How to Reduce AI Bias: Practical Steps for Marketers
Reducing AI bias requires ongoing effort, not a one-time fix. Here are practical approaches relevant to digital marketing teams.
1. Examine Training Data Carefully
Bias often starts with historical data. If certain customer segments were previously underserved or overlooked, AI systems may continue that pattern. Regularly audit data sources to identify gaps.
2. Diversify Data Inputs
Ensure training data includes a broad mix of industries, regions, demographics, and behaviors. When first-party data is limited, responsibly supplement it with external datasets.
3. Use Bias Detection and Fairness Tools
Fairness metrics such as demographic parity and equal opportunity help identify uneven outcomes. Tools like Google’s What-If Tool or Microsoft Fairlearn can surface hidden issues, but human judgment remains essential.
4. Review and Retrain Models Regularly
Customer behavior and markets change. Regular retraining prevents outdated assumptions from reinforcing bias.
5. Test for Fairness, Not Just Accuracy
High accuracy does not guarantee fairness. Test how models perform across different segments to ensure consistent treatment.
6. Involve Diverse Teams
Diverse perspectives help uncover blind spots. Include marketers, designers, data scientists, and non-technical stakeholders in AI-related decisions.
7. Improve Transparency
Explain how AI-driven decisions are made, especially in sensitive areas like targeting or personalization. Transparency builds trust with both customers and regulators.
8. Maintain Human Oversight
AI should support—not replace—human judgment. Human-in-the-loop processes are essential for high-impact decisions.
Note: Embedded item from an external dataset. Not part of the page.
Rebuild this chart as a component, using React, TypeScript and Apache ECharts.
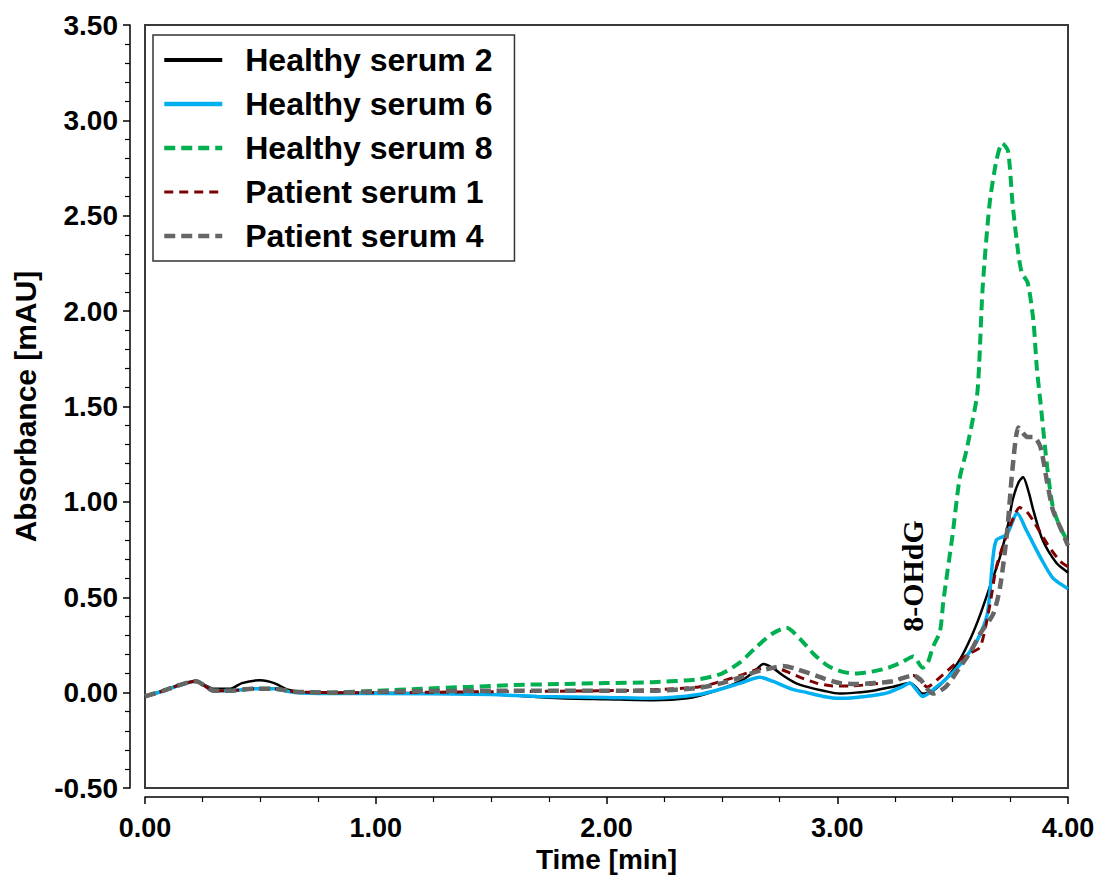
import React, { useEffect, useRef } from "react";
import * as echarts from "echarts";

// ---------- data ----------
const seriesNames = ["Healthy serum 2", "Healthy serum 6", "Healthy serum 8", "Patient serum 1", "Patient serum 4"];

const tHS2 = [0, 0.08, 0.15, 0.22, 0.3, 0.37, 0.42, 0.5, 0.56, 0.62, 0.7, 0.8, 1.0, 1.5, 1.8, 2.0, 2.2, 2.35, 2.45, 2.58, 2.64, 2.68, 2.72, 2.765, 2.82, 2.87, 2.94, 3.01, 3.08, 3.155, 3.24, 3.315, 3.34, 3.37, 3.415, 3.47, 3.53, 3.58, 3.62, 3.66, 3.705, 3.74, 3.76, 3.785, 3.805, 3.83, 3.85, 3.89, 3.95, 4.0];
const vHS2 = [-0.02, 0.01, 0.04, 0.06, 0.02, 0.02, 0.05, 0.065, 0.05, 0.015, 0.0, 0.0, 0.0, -0.01, -0.03, -0.035, -0.04, -0.03, 0.0, 0.06, 0.11, 0.15, 0.13, 0.09, 0.05, 0.03, 0.01, -0.005, 0.0, 0.01, 0.03, 0.05, 0.03, -0.005, 0.01, 0.07, 0.17, 0.29, 0.41, 0.55, 0.71, 0.88, 1.01, 1.1, 1.13, 1.05, 0.955, 0.8, 0.68, 0.63];

const tHS6 = [0, 0.08, 0.15, 0.22, 0.3, 0.37, 0.47, 0.56, 0.65, 0.8, 1.0, 1.5, 1.7, 2.0, 2.2, 2.4, 2.5, 2.58, 2.665, 2.72, 2.8, 2.87, 2.94, 3.01, 3.08, 3.155, 3.22, 3.28, 3.315, 3.34, 3.37, 3.43, 3.47, 3.52, 3.56, 3.605, 3.65, 3.675, 3.69, 3.735, 3.78, 3.82, 3.85, 3.88, 3.935, 4.0];
const vHS6 = [-0.02, 0.01, 0.04, 0.06, 0.01, 0.01, 0.02, 0.02, 0.0, -0.005, -0.005, -0.01, -0.02, -0.025, -0.03, -0.01, 0.02, 0.05, 0.08, 0.06, 0.02, 0.0, -0.02, -0.03, -0.025, -0.015, 0.0, 0.03, 0.05, 0.02, -0.02, 0.03, 0.07, 0.13, 0.19, 0.27, 0.41, 0.71, 0.8, 0.83, 0.94, 0.85, 0.78, 0.71, 0.6, 0.545];

const tHS8 = [0, 0.08, 0.15, 0.22, 0.3, 0.37, 0.47, 0.56, 0.65, 0.8, 1.0, 1.2, 1.4, 1.6, 1.8, 2.0, 2.2, 2.4, 2.5, 2.58, 2.65, 2.72, 2.78, 2.84, 2.9, 2.96, 3.02, 3.08, 3.15, 3.22, 3.28, 3.33, 3.37, 3.39, 3.415, 3.445, 3.46, 3.5, 3.53, 3.56, 3.605, 3.615, 3.63, 3.66, 3.69, 3.715, 3.74, 3.76, 3.785, 3.8, 3.825, 3.85, 3.865, 3.88, 3.91, 3.935, 3.965, 4.0];
const vHS8 = [-0.02, 0.01, 0.04, 0.06, 0.01, 0.01, 0.02, 0.02, 0.005, 0.0, 0.01, 0.02, 0.03, 0.04, 0.045, 0.05, 0.055, 0.07, 0.1, 0.16, 0.24, 0.31, 0.34, 0.28, 0.2, 0.14, 0.11, 0.1, 0.11, 0.13, 0.16, 0.19, 0.13, 0.15, 0.24, 0.32, 0.48, 0.83, 1.12, 1.27, 1.55, 1.72, 2.12, 2.56, 2.79, 2.88, 2.84, 2.56, 2.3, 2.2, 2.15, 1.95, 1.7, 1.53, 1.18, 0.97, 0.87, 0.79];

const tPS1 = [0, 0.08, 0.15, 0.22, 0.3, 0.37, 0.47, 0.56, 0.65, 0.8, 1.0, 1.5, 2.0, 2.2, 2.4, 2.5, 2.58, 2.65, 2.7, 2.76, 2.84, 2.91, 2.98, 3.06, 3.155, 3.24, 3.33, 3.36, 3.39, 3.445, 3.53, 3.58, 3.62, 3.66, 3.69, 3.735, 3.765, 3.79, 3.82, 3.85, 3.91, 3.965, 4.0];
const vPS1 = [-0.02, 0.01, 0.04, 0.06, 0.01, 0.01, 0.02, 0.02, 0.005, 0.0, 0.0, 0.005, 0.01, 0.015, 0.03, 0.06, 0.09, 0.12, 0.13, 0.12, 0.08, 0.05, 0.035, 0.035, 0.045, 0.06, 0.09, 0.06, 0.03, 0.08, 0.17, 0.21, 0.24, 0.45, 0.66, 0.83, 0.92, 0.97, 0.95, 0.9, 0.78, 0.69, 0.66];

const tPS4 = [0, 0.08, 0.15, 0.22, 0.3, 0.37, 0.47, 0.56, 0.65, 0.8, 1.0, 1.5, 2.0, 2.2, 2.4, 2.5, 2.58, 2.65, 2.72, 2.765, 2.82, 2.87, 2.94, 3.01, 3.08, 3.155, 3.24, 3.33, 3.36, 3.39, 3.415, 3.47, 3.53, 3.58, 3.62, 3.675, 3.705, 3.735, 3.76, 3.785, 3.805, 3.825, 3.85, 3.88, 3.91, 3.935, 3.965, 4.0];
const vPS4 = [-0.02, 0.01, 0.04, 0.06, 0.01, 0.01, 0.02, 0.02, 0.005, 0.0, 0.005, 0.01, 0.01, 0.01, 0.025, 0.05, 0.08, 0.11, 0.13, 0.14, 0.125, 0.105, 0.075, 0.05, 0.045, 0.05, 0.06, 0.09, 0.07, 0.02, -0.005, 0.03, 0.13, 0.22, 0.31, 0.41, 0.55, 0.83, 1.18, 1.39, 1.36, 1.34, 1.34, 1.29, 1.1, 0.955, 0.87, 0.77];

const xTicks = [0, 1, 2, 3, 4];
const yRange = [-0.5, 3.5];
const annotation = "8-OHdG";

const zip = (t: number[], v: number[]) => t.map((x, i) => [x, v[i]]);

const styles = [
  { color: "#000000", width: 2.5, type: "solid" as any, legendWidth: 4 },
  { color: "#00b0f0", width: 3.5, type: "solid" as any, legendWidth: 4.5 },
  { color: "#00b050", width: 4, type: [11, 6] as any, legendWidth: 4.5 },
  { color: "#7f0000", width: 3, type: [9, 6] as any, legendWidth: 3 },
  { color: "#666666", width: 4.5, type: [11, 6] as any, legendWidth: 4.5 },
];

const dataSets = [zip(tHS2, vHS2), zip(tHS6, vHS6), zip(tHS8, vHS8), zip(tPS1, vPS1), zip(tPS4, vPS4)];

export default function App() {
  const ref = useRef<HTMLDivElement>(null);
  useEffect(() => {
    if (!ref.current) return;
    const chart = echarts.init(ref.current, null, { renderer: "svg" });
    const axisFont = "Liberation Sans";
    chart.setOption({
      animation: false,
      backgroundColor: "#ffffff",
      grid: {
        left: 145,
        right: 31,
        top: 25,
        bottom: 94,
        show: true,
        borderColor: "#3a3a3a",
        borderWidth: 2,
        backgroundColor: "transparent",
      },
      legend: {
        orient: "vertical",
        left: 153,
        top: 35,
        padding: [9, 22, 9, 9],
        itemGap: 12,
        itemWidth: 58,
        itemHeight: 2,
        borderColor: "#333333",
        borderWidth: 1.5,
        backgroundColor: "#ffffff",
        itemStyle: { opacity: 0, borderWidth: 0 },
        textStyle: {
          fontSize: 32,
          fontWeight: "bold",
          fontFamily: axisFont,
          color: "#000000",
          padding: [0, 0, 0, 18],
        },
        data: seriesNames.map((n, i) => ({
          name: n,
          itemStyle: { opacity: 0, borderWidth: 0 },
          lineStyle: { color: styles[i].color, width: styles[i].legendWidth, type: styles[i].type },
        })),
      },
      xAxis: {
        type: "value",
        min: xTicks[0],
        max: xTicks[xTicks.length - 1],
        interval: 1,
        offset: 9,
        axisLine: { show: true, onZero: false, lineStyle: { color: "#000", width: 1.5 } },
        axisTick: { show: true, length: 7, lineStyle: { color: "#000", width: 1.5 } },
        minorTick: { show: true, splitNumber: 4, length: 5, lineStyle: { color: "#000", width: 1.2 } },
        splitLine: { show: false },
        axisLabel: {
          formatter: (v: number) => v.toFixed(2),
          fontSize: 27,
          fontWeight: "bold",
          fontFamily: axisFont,
          color: "#000",
          margin: 17,
        },
        name: "Time [min]",
        nameLocation: "middle",
        nameGap: 47,
        nameTextStyle: { fontSize: 28, fontWeight: "bold", fontFamily: axisFont, color: "#000" },
      },
      yAxis: {
        type: "value",
        min: yRange[0],
        max: yRange[1],
        interval: 0.5,
        offset: 15,
        axisLine: { show: true, onZero: false, lineStyle: { color: "#000", width: 1.5 } },
        axisTick: { show: true, length: 7, lineStyle: { color: "#000", width: 1.5 } },
        minorTick: { show: true, splitNumber: 5, length: 5, lineStyle: { color: "#000", width: 1.2 } },
        splitLine: { show: false },
        axisLabel: {
          formatter: (v: number) => v.toFixed(2),
          fontSize: 28,
          fontWeight: "bold",
          fontFamily: axisFont,
          color: "#000",
          margin: 12,
        },
        name: "Absorbance [mAU]",
        nameLocation: "middle",
        nameGap: 90,
        nameTextStyle: { fontSize: 30, fontWeight: "bold", fontFamily: axisFont, color: "#000" },
      },
      series: seriesNames.map((n, i) => ({
        name: n,
        type: "line",
        data: dataSets[i],
        symbol: "none",
        smooth: 0.25,
        lineStyle: { color: styles[i].color, width: styles[i].width, type: styles[i].type },
        itemStyle: { color: styles[i].color },
        z: 2 + i,
      })),
      graphic: [
        {
          type: "text",
          x: 912,
          y: 576,
          rotation: Math.PI / 2,
          style: {
            text: annotation,
            font: 'bold 30px "Liberation Serif"',
            textAlign: "center",
            textVerticalAlign: "middle",
            fill: "#000",
          },
          z: 10,
        },
      ],
    });
    return () => chart.dispose();
  }, []);
  return <div ref={ref} style={{ position: "absolute", left: 0, top: 0, width: 1099, height: 882 }} />;
}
9. Invest in AI Literacy and Training
Bias reduction works best when teams understand how AI systems function. Training marketers and strategists on AI ethics, bias awareness, and responsible AI use is now a core employability skill.
Final Thoughts on AI Bias
AI bias happens when systems learn from incomplete or unequal data and apply those patterns at scale. These biases can affect gender, race, age, and socioeconomic groups—and they have real consequences for digital marketing, brand trust, and career readiness. For marketers, addressing AI bias means going beyond performance metrics. It requires ethical awareness, continuous learning, and collaboration between humans and machines. When managed responsibly, AI can drive smarter, fairer, and more inclusive marketing outcomes.